═══ RAW DATA ═══
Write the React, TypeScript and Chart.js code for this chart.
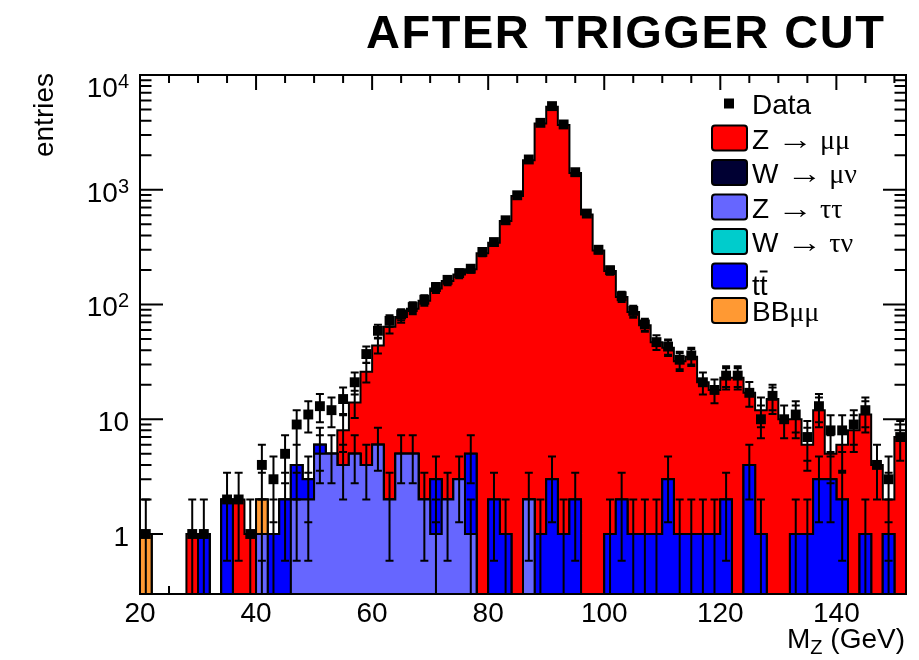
import React, { useEffect, useRef } from "react";
import { Chart, registerables } from "chart.js";

Chart.register(...registerables);

// ---------------- DATA ----------------
// lower edges of the 2 GeV bins of M_Z (GeV); last bin ends at 152
const binLowEdges = [
  20, 22, 24, 26, 28, 30, 32, 34, 36, 38,
  40, 42, 44, 46, 48, 50, 52, 54, 56, 58,
  60, 62, 64, 66, 68, 70, 72, 74, 76, 78,
  80, 82, 84, 86, 88, 90, 92, 94, 96, 98,
  100, 102, 104, 106, 108, 110, 112, 114, 116, 118,
  120, 122, 124, 126, 128, 130, 132, 134, 136, 138,
  140, 142, 144, 146, 148, 150,
];
const binWidth = 2;
const xRange = [20, 152];
const yRange = [0.3, 10000];

const dataCounts = [
  1, 0, 0, 0, 1, 1, 0, 2, 2, 1,
  4, 3, 5, 9, 11, 13, 12, 15, 21, 37,
  59, 72, 82, 95, 110, 142, 164, 188, 205, 287,
  350, 542, 895, 1836, 3830, 5355, 3707, 1422, 620, 300,
  199, 118, 88, 67, 47, 43, 33, 36, 21, 18,
  24, 24, 17, 10, 16, 10, 11, 7, 13, 8,
  8, 9, 12, 4, 3, 7,
];

const zMuMu = [
  0, 0, 0, 0, 1, 0, 0, 0, 2, 1,
  0, 0, 0, 0, 0, 0, 0, 4, 9, 22,
  38, 62, 73, 87, 106, 135, 158, 180, 198, 280,
  343, 534, 880, 1808, 3779, 5297, 3659, 1398, 610, 296,
  195, 114, 85, 65, 46, 39, 31, 34, 20, 17,
  21, 23, 13, 11, 15, 10, 9, 5, 9, 2,
  4, 8, 10, 4, 1, 7,
];

const wMuNu = [
  0, 0, 0, 0, 0, 0, 0, 0, 0, 0,
  0, 0, 0, 0, 0, 0, 0, 0, 0, 0,
  0, 0, 0, 0, 0, 0, 0, 0, 0, 0,
  0, 0, 0, 0, 0, 0, 0, 0, 0, 0,
  0, 0, 0, 0, 0, 0, 0, 0, 0, 0,
  0, 0, 0, 0, 0, 0, 0, 0, 0, 0,
  0, 0, 0, 0, 0, 0,
];

const zTauTau = [
  0, 0, 0, 0, 0, 0, 0, 0, 0, 0,
  1, 0, 0, 2, 2, 5, 5, 4, 5, 4,
  6, 2, 5, 5, 2, 1, 2, 3, 1, 0,
  0, 0, 0, 2, 0, 0, 0, 0, 0, 0,
  0, 0, 0, 0, 0, 0, 0, 0, 0, 0,
  0, 0, 0, 0, 0, 0, 0, 0, 0, 0,
  0, 0, 0, 0, 0, 0,
];

const wTauNu = [
  0, 0, 0, 0, 0, 0, 0, 0, 0, 0,
  0, 0, 0, 0, 0, 0, 0, 0, 0, 0,
  0, 0, 0, 0, 0, 0, 0, 0, 0, 0,
  0, 0, 0, 0, 0, 0, 0, 0, 0, 0,
  0, 0, 0, 0, 0, 0, 0, 0, 0, 0,
  0, 0, 0, 0, 0, 0, 0, 0, 0, 0,
  0, 0, 0, 0, 0, 0,
];

const ttBar = [
  0, 0, 0, 0, 0, 1, 0, 2, 0, 0,
  0, 1, 2, 2, 1, 1, 0, 0, 0, 0,
  0, 0, 0, 0, 0, 2, 0, 0, 4, 0,
  2, 1, 0, 0, 1, 3, 1, 2, 0, 0,
  1, 2, 1, 1, 1, 3, 1, 1, 1, 1,
  2, 0, 4, 1, 0, 0, 1, 1, 3, 3,
  2, 0, 1, 0, 1, 0,
];

const bbMuMu = [
  1, 0, 0, 0, 0, 0, 0, 0, 0, 0,
  1, 0, 0, 0, 0, 0, 0, 0, 0, 0,
  0, 0, 0, 0, 0, 0, 0, 0, 0, 0,
  0, 0, 0, 0, 0, 0, 0, 0, 0, 0,
  0, 0, 0, 0, 0, 0, 0, 0, 0, 0,
  0, 0, 0, 0, 0, 0, 0, 0, 0, 0,
  0, 0, 0, 0, 0, 0,
];

const xTickLabels = [20, 40, 60, 80, 100, 120, 140];
const yTickValues = [1, 10, 100, 1000, 10000];
const yTickLabels = [["1", ""], ["10", ""], ["10", "2"], ["10", "3"], ["10", "4"]];

const titleText = "AFTER TRIGGER CUT";
const yTitle = "entries";

// stack order bottom -> top
const stackLayers = [
  { name: "Z → ττ", values: zTauTau, color: "#6666ff" },
  { name: "W → τν", values: wTauNu, color: "#00cccc" },
  { name: "tt̄", values: ttBar, color: "#0000ff" },
  { name: "BBμμ", values: bbMuMu, color: "#ff9933" },
  { name: "W → μν", values: wMuNu, color: "#000033" },
  { name: "Z → μμ", values: zMuMu, color: "#ff0000" },
];

// ---------------- DRAWING HELPERS ----------------
const SANS = "'Liberation Sans', Arial, Helvetica, sans-serif";
const SERIF = "'Liberation Serif', 'DejaVu Serif', 'Times New Roman', serif";
const FLOOR = 1e-3;

type Run = { t: string; font: string; dy?: number; width?: number };

function drawRuns(ctx: CanvasRenderingContext2D, x: number, y: number, runs: Run[]) {
  let cx = x;
  for (const r of runs) {
    ctx.font = r.font;
    const w = ctx.measureText(r.t).width;
    if (r.width && w > 0) {
      ctx.save();
      ctx.translate(cx, y + (r.dy || 0));
      ctx.scale(r.width / w, 1);
      ctx.fillText(r.t, 0, 0);
      ctx.restore();
      cx += r.width;
    } else {
      ctx.fillText(r.t, cx, y + (r.dy || 0));
      cx += w;
    }
  }
  return cx;
}

function runsWidth(ctx: CanvasRenderingContext2D, runs: Run[]) {
  let w = 0;
  for (const r of runs) {
    ctx.font = r.font;
    w += r.width ? r.width : ctx.measureText(r.t).width;
  }
  return w;
}

function cumulativeLayers() {
  let running = binLowEdges.map(() => 0);
  return stackLayers.map((layer) => {
    running = running.map((r, i) => r + layer.values[i]);
    return { ...layer, cum: running.slice() };
  });
}

function errorBar(ctx: CanvasRenderingContext2D, ys: any, bottom: number, px: number, n: number) {
  const e = Math.sqrt(n);
  const yHi = ys.getPixelForValue(n + e);
  const lo = n - e;
  const yLo = lo > 0 ? ys.getPixelForValue(lo) : bottom + 5;
  ctx.moveTo(px, yHi);
  ctx.lineTo(px, yLo);
  ctx.moveTo(px - 4, yHi);
  ctx.lineTo(px + 4, yHi);
  if (lo > 0) {
    ctx.moveTo(px - 4, yLo);
    ctx.lineTo(px + 4, yLo);
  }
}

const rootPlugin = {
  id: "rootStyle",
  beforeDatasetsDraw(chart: any) {
    const { ctx, chartArea } = chart;
    const xs = chart.scales.x;
    const ys = chart.scales.y;
    ctx.save();
    ctx.strokeStyle = "#000";
    ctx.lineWidth = 2;
    ctx.beginPath();
    for (let v = xRange[0]; v <= xRange[1]; v += 5) {
      const px = xs.getPixelForValue(v);
      const len = v % 20 === 0 ? 15 : 8;
      ctx.moveTo(px, chartArea.top);
      ctx.lineTo(px, chartArea.top + len);
      ctx.moveTo(px, chartArea.bottom);
      ctx.lineTo(px, chartArea.bottom - len);
    }
    for (let d = -1; d <= 4; d++) {
      for (let k = 1; k <= 9; k++) {
        const v = k * Math.pow(10, d);
        if (v < yRange[0] * 0.999 || v > yRange[1] * 1.001) continue;
        const py = ys.getPixelForValue(v);
        const len = k === 1 ? 23 : 11.5;
        ctx.moveTo(chartArea.left, py);
        ctx.lineTo(chartArea.left + len, py);
        ctx.moveTo(chartArea.right, py);
        ctx.lineTo(chartArea.right - len, py);
      }
    }
    ctx.stroke();
    ctx.restore();
  },
  beforeDatasetDraw(chart: any, args: any) {
    const ds = chart.data.datasets[args.index];
    if (!ds || ds.label !== "Data") return;
    const { ctx, chartArea } = chart;
    const xs = chart.scales.x;
    const ys = chart.scales.y;
    ctx.save();
    ctx.beginPath();
    ctx.rect(chartArea.left, chartArea.top, chartArea.right - chartArea.left, chartArea.bottom - chartArea.top);
    ctx.clip();
    ctx.strokeStyle = "#000";
    ctx.lineWidth = 2;
    ctx.beginPath();
    // error bars of the stacked sums
    const layers = cumulativeLayers();
    binLowEdges.forEach((e, i) => {
      const px = xs.getPixelForValue(e + binWidth / 2);
      const seen: number[] = [];
      layers.forEach((l) => {
        const c = l.cum[i];
        if (c > 0 && seen.indexOf(c) < 0) {
          seen.push(c);
          errorBar(ctx, ys, chartArea.bottom, px, c);
        }
      });
    });
    // error bars of the data
    dataCounts.forEach((n, i) => {
      if (n <= 0) return;
      const px = xs.getPixelForValue(binLowEdges[i] + binWidth / 2);
      errorBar(ctx, ys, chartArea.bottom, px, n);
    });
    ctx.stroke();
    ctx.restore();
  },
  afterDatasetsDraw(chart: any) {
    const { ctx, chartArea } = chart;
    ctx.save();
    ctx.strokeStyle = "#000";
    ctx.lineWidth = 2;
    ctx.strokeRect(chartArea.left, chartArea.top, chartArea.right - chartArea.left, chartArea.bottom - chartArea.top);
    ctx.restore();
  },
  afterDraw(chart: any) {
    const { ctx, chartArea } = chart;
    const xs = chart.scales.x;
    const ys = chart.scales.y;
    ctx.save();
    ctx.fillStyle = "#000";
    ctx.textBaseline = "alphabetic";

    // x tick labels
    ctx.font = `28px ${SANS}`;
    ctx.textAlign = "center";
    xTickLabels.forEach((v) => {
      ctx.fillText(String(v), xs.getPixelForValue(v), 622);
    });

    // y tick labels
    ctx.textAlign = "left";
    yTickValues.forEach((v, i) => {
      const [base, sup] = yTickLabels[i];
      const py = Math.max(ys.getPixelForValue(v), chartArea.top + 10);
      const runs: Run[] = [{ t: base, font: `28px ${SANS}` }];
      if (sup) runs.push({ t: sup, font: `20px ${SANS}`, dy: -9 });
      const w = runsWidth(ctx, runs);
      drawRuns(ctx, 129 - w, py + 12, runs);
    });

    // x title
    {
      const runs: Run[] = [
        { t: "M", font: `28px ${SANS}` },
        { t: "Z", font: `20px ${SANS}`, dy: 6 },
        { t: " (GeV)", font: `28px ${SANS}` },
      ];
      const w = runsWidth(ctx, runs);
      drawRuns(ctx, 905 - w, 648, runs);
    }

    // y title
    ctx.save();
    ctx.translate(53, 73);
    ctx.rotate(-Math.PI / 2);
    ctx.font = `28px ${SANS}`;
    ctx.textAlign = "right";
    ctx.fillText(yTitle, 0, 0);
    ctx.restore();

    // title, spread to fill its span
    {
      ctx.font = `bold 47px ${SANS}`;
      ctx.textAlign = "left";
      const chars = Array.from(titleText);
      const natural = chars.reduce((s, c) => s + ctx.measureText(c).width, 0);
      const target = 884 - 366;
      const extra = (target - natural) / (chars.length - 1);
      let cx = 366;
      chars.forEach((c) => {
        ctx.fillText(c, cx, 48);
        cx += ctx.measureText(c).width + extra;
      });
    }

    // legend
    const rowY0 = 103.5;
    const rowStep = 34.5;
    const boxL = 712;
    const boxW = 35;
    const boxH = 25;
    const textX = 752;
    ctx.textAlign = "left";
    ctx.fillRect(724, rowY0 - 5, 10, 10);
    ctx.font = `28px ${SANS}`;
    ctx.fillText("Data", textX, rowY0 + 10.5);

    const arrow = (lead: string, tail: string): Run[] => [
      { t: lead + " ", font: `28px ${SANS}` },
      { t: "→", font: `28px ${SERIF}`, width: 36 },
      { t: " " + tail, font: `28px ${SERIF}` },
    ];
    const legendRows: { color: string; runs: Run[]; dy?: number; bar?: boolean }[] = [
      { color: stackLayers[5].color, runs: arrow("Z", "μμ") },
      { color: stackLayers[4].color, runs: arrow("W", "μν") },
      { color: stackLayers[0].color, runs: arrow("Z", "ττ") },
      { color: stackLayers[1].color, runs: arrow("W", "τν") },
      { color: stackLayers[2].color, runs: [{ t: "tt", font: `28px ${SANS}` }], dy: 8, bar: true },
      { color: stackLayers[3].color, runs: [{ t: "BB", font: `28px ${SANS}` }, { t: "μμ", font: `28px ${SERIF}` }] },
    ];
    legendRows.forEach((r, i) => {
      const cy = rowY0 + rowStep * (i + 1);
      ctx.fillStyle = r.color;
      ctx.strokeStyle = "#000";
      ctx.lineWidth = 2;
      ctx.beginPath();
      (ctx as any).roundRect(boxL, cy - boxH / 2, boxW, boxH, 3);
      ctx.fill();
      ctx.stroke();
      ctx.fillStyle = "#000";
      const base = cy + 10.5 + (r.dy || 0);
      drawRuns(ctx, textX, base, r.runs);
      if (r.bar) {
        ctx.font = `28px ${SANS}`;
        const wt = ctx.measureText("t").width;
        ctx.fillRect(textX + wt, base - 24, wt, 2);
      }
    });
    ctx.restore();
  },
};

function buildDatasets() {
  const cumulative = cumulativeLayers();
  const lastEdge = binLowEdges[binLowEdges.length - 1] + binWidth;
  const histSets = cumulative.map((layer, k) => ({
    type: "line" as const,
    label: layer.name,
    data: [
      { x: binLowEdges[0], y: FLOOR },
      ...binLowEdges.map((e, i) => ({ x: e, y: layer.cum[i] > 0 ? layer.cum[i] : FLOOR })),
      { x: lastEdge, y: FLOOR },
    ],
    stepped: true,
    fill: "start",
    backgroundColor: layer.color,
    borderColor: "#000",
    borderWidth: 2,
    pointRadius: 0,
    tension: 0,
    order: k + 1,
  }));
  const dataSet = {
    type: "line" as const,
    label: "Data",
    data: binLowEdges
      .map((e, i) => ({ x: e + binWidth / 2, y: dataCounts[i] }))
      .filter((p) => p.y > 0),
    showLine: false,
    pointStyle: "rect",
    pointRadius: 7,
    pointBackgroundColor: "#000",
    pointBorderWidth: 0,
    order: 0,
  };
  return [...histSets, dataSet];
}

export default function App() {
  const ref = useRef<HTMLCanvasElement>(null);
  useEffect(() => {
    const canvas = ref.current;
    if (!canvas) return;
    const chart = new Chart(canvas, {
      type: "line",
      data: { datasets: buildDatasets() as any },
      options: {
        animation: false,
        responsive: false,
        events: [],
        layout: { padding: { left: 140, right: 13, top: 75, bottom: 66 } },
        scales: {
          x: { type: "linear", min: xRange[0], max: xRange[1], display: false },
          y: { type: "logarithmic", min: yRange[0], max: yRange[1], display: false },
        },
        plugins: { legend: { display: false }, tooltip: { enabled: false } },
      },
      plugins: [rootPlugin as any],
    });
    return () => chart.destroy();
  }, []);
  return (
    <div style={{ position: "absolute", left: 0, top: 0, width: 919, height: 660, background: "#fff" }}>
      <canvas ref={ref} width={919} height={660} style={{ display: "block", width: 919, height: 660 }} />
    </div>
  );
}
═══
> WHAT TO PRODUCE
Go from the first line of the data above to the line containing "const yRange = [0.3, 10000];" and retype exactly those lines, both included, but none of the pictures.

> ANSWER FOR THIS EXERCISE
Write the React, TypeScript and Chart.js code for this chart.
import React, { useEffect, useRef } from "react";
import { Chart, registerables } from "chart.js";

Chart.register(...registerables);

// ---------------- DATA ----------------
// lower edges of the 2 GeV bins of M_Z (GeV); last bin ends at 152
const binLowEdges = [
  20, 22, 24, 26, 28, 30, 32, 34, 36, 38,
  40, 42, 44, 46, 48, 50, 52, 54, 56, 58,
  60, 62, 64, 66, 68, 70, 72, 74, 76, 78,
  80, 82, 84, 86, 88, 90, 92, 94, 96, 98,
  100, 102, 104, 106, 108, 110, 112, 114, 116, 118,
  120, 122, 124, 126, 128, 130, 132, 134, 136, 138,
  140, 142, 144, 146, 148, 150,
];
const binWidth = 2;
const xRange = [20, 152];
const yRange = [0.3, 10000];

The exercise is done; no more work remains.